> [Exercise] Repeat everything from the first line of the listing below through the line that contains "Isoleucine', 'q Leucine'];", exactly. Leave out pictures.

### Provided material

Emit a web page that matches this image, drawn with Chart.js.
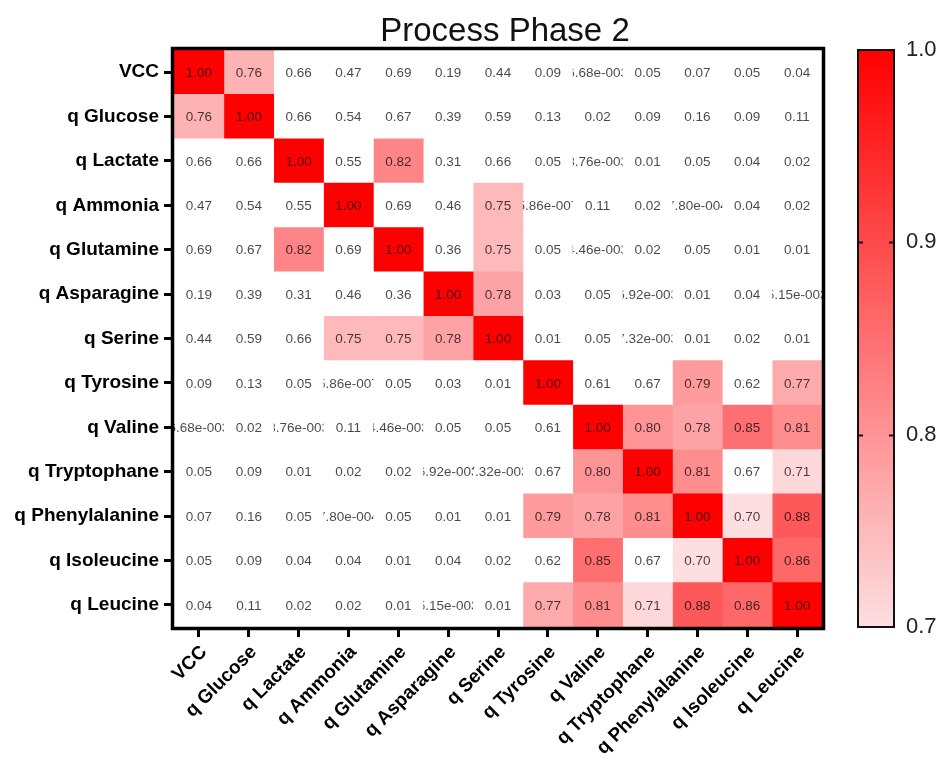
<!DOCTYPE html>
<html lang="en">
<head>
<meta charset="UTF-8" />
<title>Process Phase 2</title>
<script src="https://cdn.jsdelivr.net/npm/chart.js@4"></script>
<style>
  body { margin: 0; background: #fff; }
  canvas { display: block; }
</style>
</head>
<body>
<canvas id="heatmap" width="940" height="760"></canvas>
<script>
  const names = ['VCC', 'q Glucose', 'q Lactate', 'q Ammonia', 'q Glutamine', 'q Asparagine', 'q Serine',
                 'q Tyrosine', 'q Valine', 'q Tryptophane', 'q Phenylalanine', 'q Isoleucine', 'q Leucine'];

  // correlation rows, same order as names
  const vcc           = [1.00, 0.76, 0.66, 0.47, 0.69, 0.19, 0.44, 0.09, 0.00668, 0.05, 0.07, 0.05, 0.04];
  const glucose       = [0.76, 1.00, 0.66, 0.54, 0.67, 0.39, 0.59, 0.13, 0.02, 0.09, 0.16, 0.09, 0.11];
  const lactate       = [0.66, 0.66, 1.00, 0.55, 0.82, 0.31, 0.66, 0.05, 0.00876, 0.01, 0.05, 0.04, 0.02];
  const ammonia       = [0.47, 0.54, 0.55, 1.00, 0.69, 0.46, 0.75, 0.000000586, 0.11, 0.02, 0.000780, 0.04, 0.02];
  const glutamine     = [0.69, 0.67, 0.82, 0.69, 1.00, 0.36, 0.75, 0.05, 0.00446, 0.02, 0.05, 0.01, 0.01];
  const asparagine    = [0.19, 0.39, 0.31, 0.46, 0.36, 1.00, 0.78, 0.03, 0.05, 0.00692, 0.01, 0.04, 0.00515];
  const serine        = [0.44, 0.59, 0.66, 0.75, 0.75, 0.78, 1.00, 0.01, 0.05, 0.00732, 0.01, 0.02, 0.01];
  const tyrosine      = [0.09, 0.13, 0.05, 0.000000586, 0.05, 0.03, 0.01, 1.00, 0.61, 0.67, 0.79, 0.62, 0.77];
  const valine        = [0.00668, 0.02, 0.00876, 0.11, 0.00446, 0.05, 0.05, 0.61, 1.00, 0.80, 0.78, 0.85, 0.81];
  const tryptophane   = [0.05, 0.09, 0.01, 0.02, 0.02, 0.00692, 0.00732, 0.67, 0.80, 1.00, 0.81, 0.67, 0.71];
  const phenylalanine = [0.07, 0.16, 0.05, 0.000780, 0.05, 0.01, 0.01, 0.79, 0.78, 0.81, 1.00, 0.70, 0.88];
  const isoleucine    = [0.05, 0.09, 0.04, 0.04, 0.01, 0.04, 0.02, 0.62, 0.85, 0.67, 0.70, 1.00, 0.86];
  const leucine       = [0.04, 0.11, 0.02, 0.02, 0.01, 0.00515, 0.01, 0.77, 0.81, 0.71, 0.88, 0.86, 1.00];

  const corr = [vcc, glucose, lactate, ammonia, glutamine, asparagine, serine,
                tyrosine, valine, tryptophane, phenylalanine, isoleucine, leucine];

  const scaleMin = 0.7;
  const scaleMax = 1.0;

  const FONT = '"Liberation Sans", Arial, sans-serif';

  // white below the scale, pale pink -> red inside it
  function cellColor(v) {
    if (v < scaleMin) return 'rgb(255,255,255)';
    const t = Math.min(1, (v - scaleMin) / (scaleMax - scaleMin));
    const r = Math.round(253 + (255 - 253) * t);
    const g = Math.round(222 * (1 - t));
    const b = Math.round(225 * (1 - t));
    return `rgb(${r},${g},${b})`;
  }

  function fmt(v) {
    if (v >= 0.01) return v.toFixed(2);
    const [m, e] = v.toExponential(2).split('e');
    return m + 'e-' + String(Math.abs(+e)).padStart(3, '0');
  }

  // one dataset per column, each row a floating bar one unit wide
  const datasets = names.map((col, j) => ({
    label: col,
    xAxisID: 'xv',
    data: names.map(() => [j, j + 1]),
    backgroundColor: corr.map(row => cellColor(row[j])),
    borderWidth: 0,
    grouped: false,
    categoryPercentage: 1,
    barPercentage: 1
  }));

  const heatPlugin = {
    id: 'heat',
    beforeDraw(chart) {
      const ctx = chart.ctx;
      ctx.save();
      ctx.fillStyle = '#fff';
      ctx.fillRect(0, 0, chart.width, chart.height);
      ctx.restore();
    },
    afterDatasetsDraw(chart) {
      const ctx = chart.ctx;
      ctx.save();
      ctx.font = '13.5px ' + FONT;
      ctx.textAlign = 'center';
      ctx.textBaseline = 'middle';
      ctx.fillStyle = 'rgba(0,0,0,0.72)';
      chart.data.datasets.forEach((ds, j) => {
        chart.getDatasetMeta(j).data.forEach((bar, i) => {
          const p = bar.getProps(['x', 'y', 'base', 'height'], true);
          const x0 = Math.min(p.base, p.x), x1 = Math.max(p.base, p.x);
          ctx.save();
          ctx.beginPath();
          ctx.rect(x0, p.y - p.height / 2, x1 - x0, p.height);
          ctx.clip();
          ctx.fillText(fmt(corr[i][j]), (x0 + x1) / 2, p.y + 1);
          ctx.restore();
        });
      });
      ctx.restore();
    },
    afterDraw(chart) {
      const ctx = chart.ctx;
      const a = chart.chartArea;
      ctx.save();

      // frame
      ctx.strokeStyle = '#000';
      ctx.lineWidth = 3.5;
      ctx.strokeRect(a.left - 1.5, a.top - 1.5, a.right - a.left + 3, a.bottom - a.top + 3);

      // title, centred a little right of the plot centre like the original
      ctx.fillStyle = '#111';
      ctx.font = '33px ' + FONT;
      ctx.textAlign = 'center';
      ctx.textBaseline = 'alphabetic';
      ctx.fillText('Process Phase 2', (a.left + a.right) / 2 + 7, 41);

      // colour bar
      const cb = chart.scales.cb;
      const yTop = cb.getPixelForValue(scaleMax);
      const yBot = cb.getPixelForValue(scaleMin);
      const bx = a.right + 36, bw = 36;
      const grad = ctx.createLinearGradient(0, yBot, 0, yTop);
      for (let k = 0; k <= 10; k++) {
        grad.addColorStop(k / 10, cellColor(scaleMin + (scaleMax - scaleMin) * k / 10));
      }
      ctx.fillStyle = grad;
      ctx.fillRect(bx, yTop, bw, yBot - yTop);
      ctx.lineWidth = 2;
      ctx.strokeStyle = '#111';
      ctx.strokeRect(bx, yTop, bw, yBot - yTop);
      [0.8, 0.9].forEach(v => {
        const y = Math.round(cb.getPixelForValue(v)) + 0.5;
        ctx.beginPath();
        ctx.moveTo(bx, y); ctx.lineTo(bx + 5, y);
        ctx.moveTo(bx + bw - 5, y); ctx.lineTo(bx + bw, y);
        ctx.stroke();
      });
      ctx.restore();
    }
  };

  new Chart(document.getElementById('heatmap'), {
    type: 'bar',
    data: { labels: names, datasets },
    options: {
      responsive: false,
      animation: false,
      indexAxis: 'y',
      layout: { padding: { top: 50, left: 0, right: 0, bottom: 0 } },
      plugins: {
        legend: { display: false },
        tooltip: { enabled: false },
        title: { display: false }
      },
      scales: {
        xv: {
          type: 'linear',
          display: false,
          min: 0,
          max: names.length
        },
        x: {
          type: 'category',
          position: 'bottom',
          labels: names,
          offset: true,
          afterFit: s => { s.height = 133; },
          grid: { offset: false, drawOnChartArea: false, tickLength: 10, lineWidth: 3, color: '#000' },
          border: { display: false },
          ticks: {
            autoSkip: false,
            minRotation: 45,
            maxRotation: 45,
            padding: 4,
            labelOffset: 5,
            color: '#000',
            font: { family: FONT, size: 19, weight: 'bold' }
          }
        },
        y: {
          type: 'category',
          offset: true,
          afterFit: s => { s.width = 174; },
          grid: { offset: false, drawOnChartArea: false, tickLength: 10, lineWidth: 3, color: '#000' },
          border: { display: false },
          ticks: {
            autoSkip: false,
            padding: 5,
            color: '#000',
            font: { family: FONT, size: 19, weight: 'bold' }
          }
        },
        cb: {
          type: 'linear',
          position: 'right',
          offset: false,
          min: scaleMin,
          max: scaleMax,
          afterFit: s => { s.width = 118; },
          // labels pushed past the colour bar through an undrawn tick length
          grid: { display: false, drawTicks: true, tickLength: 84, offset: false },
          border: { display: false },
          ticks: {
            stepSize: 0.1,
            padding: 0,
            color: '#222',
            font: { family: FONT, size: 22 },
            callback: v => v.toFixed(1)
          }
        }
      }
    },
    plugins: [heatPlugin]
  });
</script>
</body>
</html>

######

> [Task output]
Emit a web page that matches this image, drawn with Chart.js.
<!DOCTYPE html>
<html lang="en">
<head>
<meta charset="UTF-8" />
<title>Process Phase 2</title>
<script src="https://cdn.jsdelivr.net/npm/chart.js@4"></script>
<style>
  body { margin: 0; background: #fff; }
  canvas { display: block; }
</style>
</head>
<body>
<canvas id="heatmap" width="940" height="760"></canvas>
<script>
  const names = ['VCC', 'q Glucose', 'q Lactate', 'q Ammonia', 'q Glutamine', 'q Asparagine', 'q Serine',
                 'q Tyrosine', 'q Valine', 'q Tryptophane', 'q Phenylalanine', 'q Isoleucine', 'q Leucine'];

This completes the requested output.